# Bylly Jole By Pawpawsailor



## capnjoe (Jun 3, 2012)

I got a new shooter. It flips pie-anos for a living.
https://www.youtube....h?v=0Y3ubfPzbPM






Thanks for lookin'!


----------



## AZ Stinger (Aug 30, 2012)

Great vid man, love watchin em, and those PFS are some sweet shooters, Perry does fantastic work....


----------



## capnjoe (Jun 3, 2012)

Grassyass, migo. No thing but a Chokoloskee chicken wing. Love Paw's work, and I love whopping stuff with it.


----------



## AZ Stinger (Aug 30, 2012)

And ya do it well my friend...


----------



## GrayWolf (May 14, 2012)

Nice addition to the collection!

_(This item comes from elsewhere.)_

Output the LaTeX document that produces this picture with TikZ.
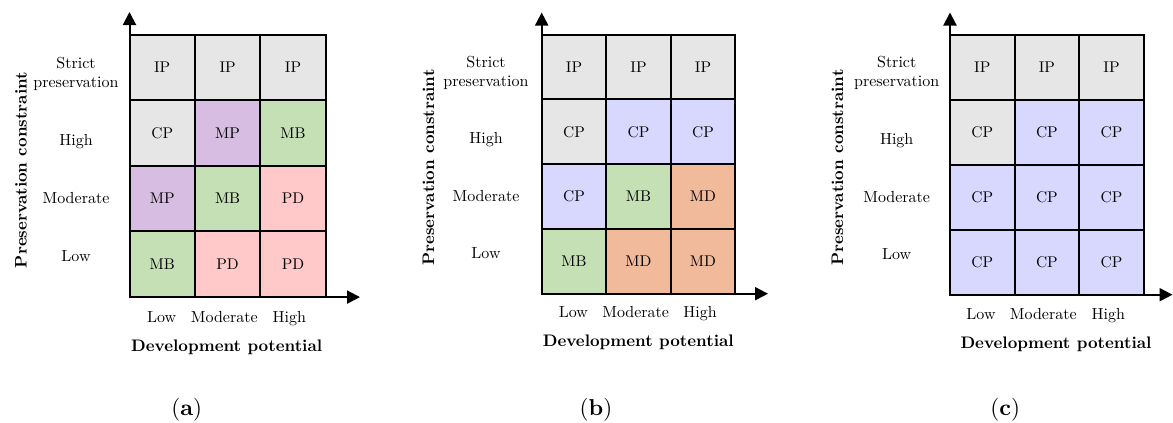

And some mighty fine shootin' there too.


----------



## lightgeoduck (Apr 3, 2011)

You sure chased that can away,good job!

That's one classy looking slinger you got there too.

LGD


----------



## LVO (Sep 25, 2011)

Great addition tonthe family! He does awesome work!


----------



## leon13 (Oct 4, 2012)

ha ha so nice that video,and that slingy ,sooooo sweat


----------



## Sofreto (May 10, 2012)

Paw and the Cap...great team!!


----------



## Jakerock (Mar 8, 2012)

F-YEAH.


----------